Et il voudrait qu’on le prenne pour un homme neuf ?

Histoires de bouseux

Retombée d’un récent bloc-notes (8 mars) où je parlais de la petite paysannerie, ce livre que m’adresse une lectrice, qui fut « conseillère en économie sociale et familiale » [^4]
. C’est-à-dire « accompagnatrice » des agriculteurs en difficulté, des marginalisés, des laissés pour compte de la modernisation. Cette petite paysannerie familiale vouée à l’extinction progressive.

« Ce travail ­ m’écrit-elle ­ a été pour moi source d’incompréhension d’abord, de révolte, de désarroi… en même temps que j’apprenais beaucoup auprès de ces hommes et de ces femmes qui m’ont (presque) toujours bien accueillie. » De ces années-là (1985-1999) passées en Loire-Atlantique, au contact de petits agriculteurs, éleveurs pour la plupart, qu’il s’agissait, au fond, de mener au terme d’une vie de labeur de la façon la moins brutale possible, Françoise Maheux a tiré un livre très touchant, bouleversant même par moment, en partie constitué de son journal de l’époque et, pour la majeure partie, de portraits et de paroles qui disent les espoirs déçus, les regrets, les fiertés aussi. Des « histoires de bouseux » , quoi, comme on dirait à la ville. Qui forment comme un tableau et en disent long sur le malaise dans nos campagnes.

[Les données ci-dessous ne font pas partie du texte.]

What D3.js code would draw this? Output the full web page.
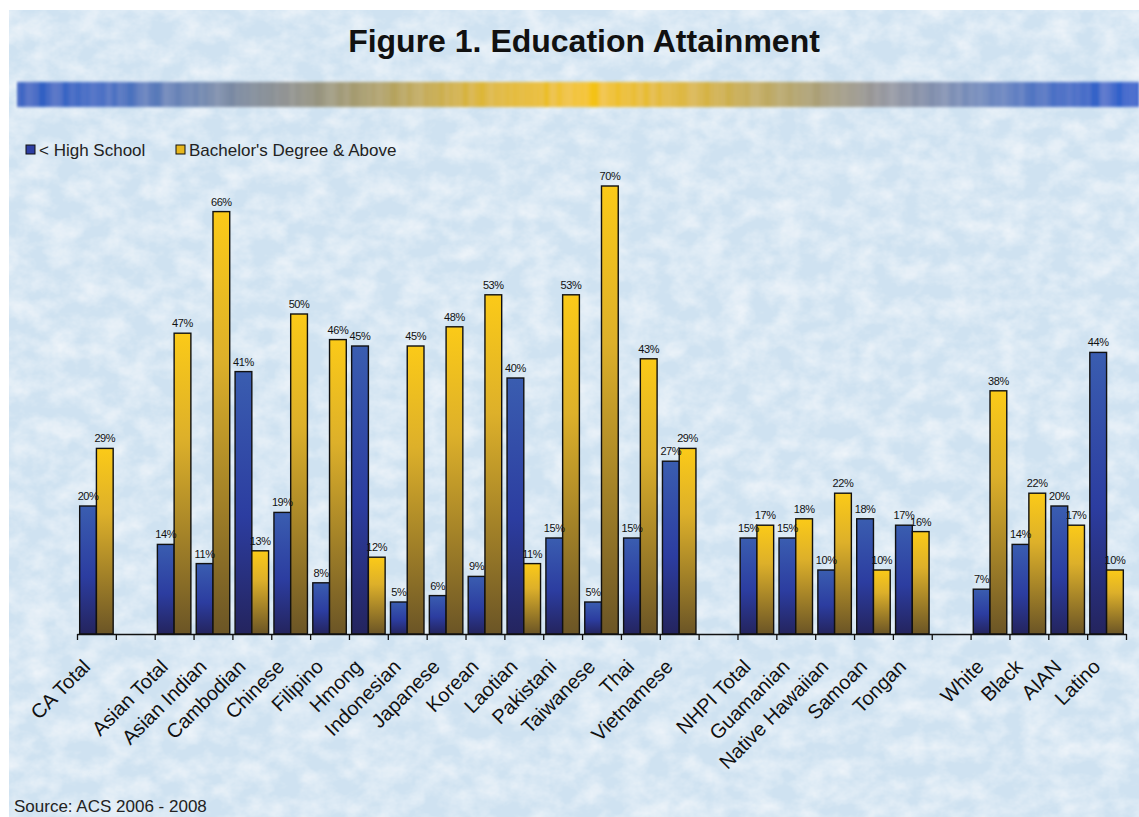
<!DOCTYPE html>
<html>
<head>
<meta charset="utf-8">
<script src="https://cdn.jsdelivr.net/npm/d3@7"></script>
<style>
  html, body { margin: 0; padding: 0; background: #fff; }
  svg { display: block; }
</style>
</head>
<body>
<svg id="chart" width="1139" height="817"></svg>
<script>
// Group labels; empty strings are spacer slots between groups
const categories = [
  "CA Total", "",
  "Asian Total", "Asian Indian", "Cambodian", "Chinese", "Filipino", "Hmong",
  "Indonesian", "Japanese", "Korean", "Laotian", "Pakistani", "Taiwanese",
  "Thai", "Vietnamese", "",
  "NHPI Total", "Guamanian", "Native Hawaiian", "Samoan", "Tongan", "",
  "White", "Black", "AIAN", "Latino"
];
// Percent with less than a high school education
const lessHighSchool = [
  20, null,
  14, 11, 41, 19, 8, 45, 5, 6, 9, 40, 15, 5, 15, 27, null,
  15, 15, 10, 18, 17, null,
  7, 14, 20, 44
];
// Percent with a bachelor's degree or higher
const bachelorsPlus = [
  29, null,
  47, 66, 13, 50, 46, 12, 45, 48, 53, 11, 53, 70, 43, 29, null,
  17, 18, 22, 10, 16, null,
  38, 22, 17, 10
];
const seriesNames = ["< High School", "Bachelor's Degree & Above"];

const FONT = "Liberation Sans, Arial, sans-serif";
const svg = d3.select("#chart");
const W = 1139, H = 817;
const defs = svg.append("defs");

// Mottled light-blue paper backdrop
const tex = defs.append("filter").attr("id", "paper")
  .attr("x", 0).attr("y", 0).attr("width", "100%").attr("height", "100%");
tex.append("feTurbulence").attr("type", "fractalNoise")
  .attr("baseFrequency", "0.04 0.05").attr("numOctaves", 4).attr("seed", 11).attr("result", "noise");
tex.append("feColorMatrix").attr("in", "noise").attr("type", "matrix")
  .attr("values", "0 0 0 0 1  0 0 0 0 1  0 0 0 0 1  1.0 0 0 0 -0.33").attr("result", "white");
tex.append("feComposite").attr("in", "white").attr("in2", "SourceGraphic").attr("operator", "over");

svg.append("rect").attr("x", 9).attr("y", 10).attr("width", W - 9).attr("height", H - 10)
  .attr("fill", "#cfe2f1").attr("filter", "url(#paper)");

// Title
svg.append("text")
  .attr("x", 584).attr("y", 52)
  .attr("text-anchor", "middle")
  .attr("font-family", FONT)
  .attr("font-weight", "bold")
  .attr("font-size", 32)
  .attr("fill", "#111")
  .text("Figure 1. Education Attainment");

// Decorative blue–gold–blue band under the title
const band = defs.append("linearGradient").attr("id", "bandGrad")
  .attr("x1", 0).attr("x2", 1).attr("y1", 0).attr("y2", 1e-6);
[
  [0, "#2d5ec2"], [0.07, "#3766c4"], [0.16, "#6f87b2"], [0.24, "#8a8d8c"],
  [0.32, "#ad9f66"], [0.41, "#dbb536"], [0.51, "#f5c313"], [0.6, "#dbb53a"],
  [0.69, "#b4a468"], [0.77, "#94959c"], [0.86, "#6f89bd"], [0.93, "#3a67c4"], [1, "#2c5fcc"]
].forEach(([o, c]) => band.append("stop").attr("offset", o).attr("stop-color", c));
const soft = defs.append("filter").attr("id", "soft")
  .attr("x", "-2%").attr("y", "-50%").attr("width", "104%").attr("height", "200%");
soft.append("feTurbulence").attr("type", "fractalNoise")
  .attr("baseFrequency", "0.08 0.0001").attr("numOctaves", 2).attr("seed", 3).attr("result", "stripes");
soft.append("feColorMatrix").attr("in", "stripes").attr("type", "matrix")
  .attr("values", "0 0 0 0 1  0 0 0 0 1  0 0 0 0 1  0.22 0 0 0 -0.07").attr("result", "stripeWhite");
soft.append("feComposite").attr("in", "stripeWhite").attr("in2", "SourceGraphic").attr("operator", "atop").attr("result", "striped");
soft.append("feGaussianBlur").attr("in", "striped").attr("stdDeviation", "1.2 1.6");
svg.append("rect").attr("x", 17).attr("y", 82).attr("width", W - 17).attr("height", 25)
  .attr("fill", "url(#bandGrad)").attr("filter", "url(#soft)");

// Bar fills: vertical gradients, bright top to dark bottom
const blueGrad = defs.append("linearGradient").attr("id", "blueGrad")
  .attr("x1", 0).attr("x2", 0).attr("y1", 0).attr("y2", 1);
[[0, "#3a5db0"], [0.55, "#2c3da0"], [1, "#24245e"]]
  .forEach(([o, c]) => blueGrad.append("stop").attr("offset", o).attr("stop-color", c));
const goldGrad = defs.append("linearGradient").attr("id", "goldGrad")
  .attr("x1", 0).attr("x2", 0).attr("y1", 0).attr("y2", 1);
[[0, "#fbca18"], [0.35, "#ddb02a"], [1, "#6b5526"]]
  .forEach(([o, c]) => goldGrad.append("stop").attr("offset", o).attr("stop-color", c));
const fills = ["url(#blueGrad)", "url(#goldGrad)"];

// Legend
const legend = svg.append("g").attr("font-family", FONT)
  .attr("font-size", 17).attr("fill", "#222");
const legendX = [26, 176];
seriesNames.forEach((name, i) => {
  legend.append("rect").attr("x", legendX[i]).attr("y", 145).attr("width", 9).attr("height", 9)
    .attr("fill", i === 0 ? "#2d3ea3" : "#e8b81e").attr("stroke", "#111").attr("stroke-width", 1);
  legend.append("text").attr("x", legendX[i] + 13).attr("y", 156).text(name);
});

// Scales
const plotLeft = 77, plotRight = 1126, baseY = 634;
const x = d3.scaleBand().domain(d3.range(categories.length)).range([plotLeft, plotRight]).padding(0);
const xSub = d3.scaleBand().domain([0, 1]).range([0, x.bandwidth()]).paddingInner(0).paddingOuter(0.16);
const y = d3.scaleLinear().domain([0, 70]).range([baseY, baseY - 448]);

const rows = categories.map((c, i) => ({ i, values: [lessHighSchool[i], bachelorsPlus[i]] }));

const groups = svg.append("g").selectAll("g").data(rows).join("g")
  .attr("transform", d => `translate(${x(d.i)},0)`);

groups.selectAll("rect")
  .data(d => d.values.map((v, k) => ({ k, v })).filter(e => e.v != null))
  .join("rect")
  .attr("x", e => xSub(e.k))
  .attr("y", e => y(e.v))
  .attr("width", xSub.bandwidth())
  .attr("height", e => baseY - y(e.v))
  .attr("fill", e => fills[e.k])
  .attr("stroke", "#111")
  .attr("stroke-width", 1.4);

groups.selectAll("text")
  .data(d => d.values.map((v, k) => ({ k, v })).filter(e => e.v != null))
  .join("text")
  .attr("x", e => xSub(e.k) + xSub.bandwidth() / 2)
  .attr("y", e => y(e.v) - 6)
  .attr("text-anchor", "middle")
  .attr("font-family", FONT)
  .attr("font-size", 11)
  .attr("letter-spacing", -0.4)
  .attr("fill", "#111")
  .text(e => e.v + "%");

// Axis line with ticks on slot boundaries
const edges = d3.scaleLinear().domain([0, categories.length]).range([plotLeft, plotRight]);
const axisG = svg.append("g").attr("transform", `translate(0,${baseY})`)
  .call(d3.axisBottom(edges).tickValues(d3.range(categories.length + 1))
    .tickFormat("").tickSize(6).tickSizeOuter(0));
axisG.select(".domain").attr("stroke", "#111").attr("stroke-width", 1.5);
axisG.selectAll(".tick line").attr("stroke", "#111").attr("stroke-width", 1.3);

// Rotated category labels
const labelG = svg.append("g").attr("transform", `translate(0,${baseY})`)
  .call(d3.axisBottom(x).tickSize(0).tickFormat(i => categories[i]));
labelG.select(".domain").remove();
labelG.selectAll(".tick text")
  .attr("font-family", FONT)
  .attr("font-size", 20)
  .attr("fill", "#111")
  .attr("text-anchor", "end")
  .attr("dy", null)
  .attr("y", 0)
  .attr("transform", "translate(-5,34) rotate(-45)");

// Source note
svg.append("text").attr("x", 14).attr("y", 812)
  .attr("font-family", FONT)
  .attr("font-size", 17).attr("fill", "#222")
  .text("Source: ACS 2006 - 2008");
</script>
</body>
</html>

Et dire que beaucoup d’entre eux, par tradition, s’apprêtent à voter à droite !

[^2]: Dans le magazine Philosophie Mag, n° 8

[^3]: Thomas Coutrot, François Desriaux, Nicolas Sandret, « Quand bosser devient insensé », Rebonds, Libé du 5 avril.

[^4]: L’agriculture a changé, qui va leur dire ? Françoise Maheux, Centre d’histoire du travail, 172 p., 15 euros.